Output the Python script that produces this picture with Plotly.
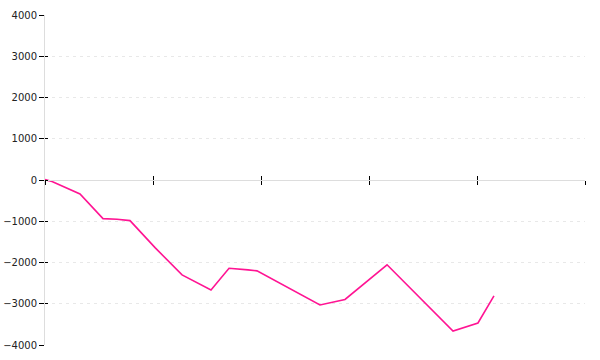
import plotly.graph_objects as go

x_vals = [0, 0.65, 3.24, 5.37, 6.67, 7.87, 10.19, 12.69, 15.37, 17.04, 18.8, 19.63,
          25.46, 26.85, 27.78, 31.67, 37.78, 40.09, 41.57]
y_vals = [10, -36, -340, -937, -950, -985, -1640, -2300, -2664, -2141, -2178, -2202,
          -3029, -2956, -2895, -2056, -3662, -3467, -2810]
x_ticks = [0, 10, 20, 30, 40, 50]
y_ticks = [-4000, -3000, -2000, -1000, 0, 1000, 2000, 3000, 4000]
y_labels = ["\u22124000", "\u22123000", "\u22122000", "\u22121000", "0", "1000", "2000", "3000", "4000"]

fig = go.Figure()
fig.add_trace(go.Scatter(x=x_vals, y=y_vals, mode="lines",
                         line=dict(color="#ff1493", width=1.6), showlegend=False,
                         hoverinfo="skip"))
# invisible trace to keep overlay axes alive
fig.add_trace(go.Scatter(x=[x_ticks[0]], y=[y_ticks[0]], xaxis="x2", yaxis="y2",
                         mode="markers", marker=dict(opacity=0), showlegend=False,
                         hoverinfo="skip"))

font = dict(family="DejaVu Sans", size=10, color="#222")
fig.update_layout(
    width=600, height=360,
    margin=dict(l=45, r=15, t=15, b=15, autoexpand=False),
    paper_bgcolor="white", plot_bgcolor="white",
    font=font,
    xaxis=dict(range=[0, 50], tickvals=x_ticks, showticklabels=False,
               ticks="outside", ticklen=4, tickcolor="#000", tickwidth=1,
               showline=True, linecolor="#ddd", linewidth=1, automargin=False,
               showgrid=False, zeroline=False, anchor="free", position=0.5),
    xaxis2=dict(range=[0, 50], tickvals=x_ticks, showticklabels=False,
                ticks="inside", ticklen=4, tickcolor="#000", tickwidth=1,
                showline=False, showgrid=False, zeroline=False, automargin=False,
                overlaying="x", anchor="free", position=0.5),
    yaxis=dict(range=[-4000, 4000], tickvals=y_ticks, ticktext=y_labels,
               ticks="outside", ticklen=5, tickcolor="#000", tickwidth=1,
               showline=True, linecolor="#ddd", linewidth=1, automargin=False,
               showgrid=True, gridcolor="#e8e8e8", griddash="3px,4px",
               zeroline=False, tickfont=font),
    yaxis2=dict(range=[-4000, 4000], tickvals=y_ticks, showticklabels=False,
                ticks="inside", ticklen=3, tickcolor="#000", tickwidth=1,
                showline=False, showgrid=False, zeroline=False, automargin=False,
                overlaying="y", side="left", anchor="x"),
)
fig.write_html("out.html")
○ ○ ○
What to produce → Repeat the lines above, starting at the first and stopping after the line that holds "import plotly.graph_objects as go", with the pictures left out.

Finished answer →
Output the Python script that produces this picture with Plotly.
import plotly.graph_objects as go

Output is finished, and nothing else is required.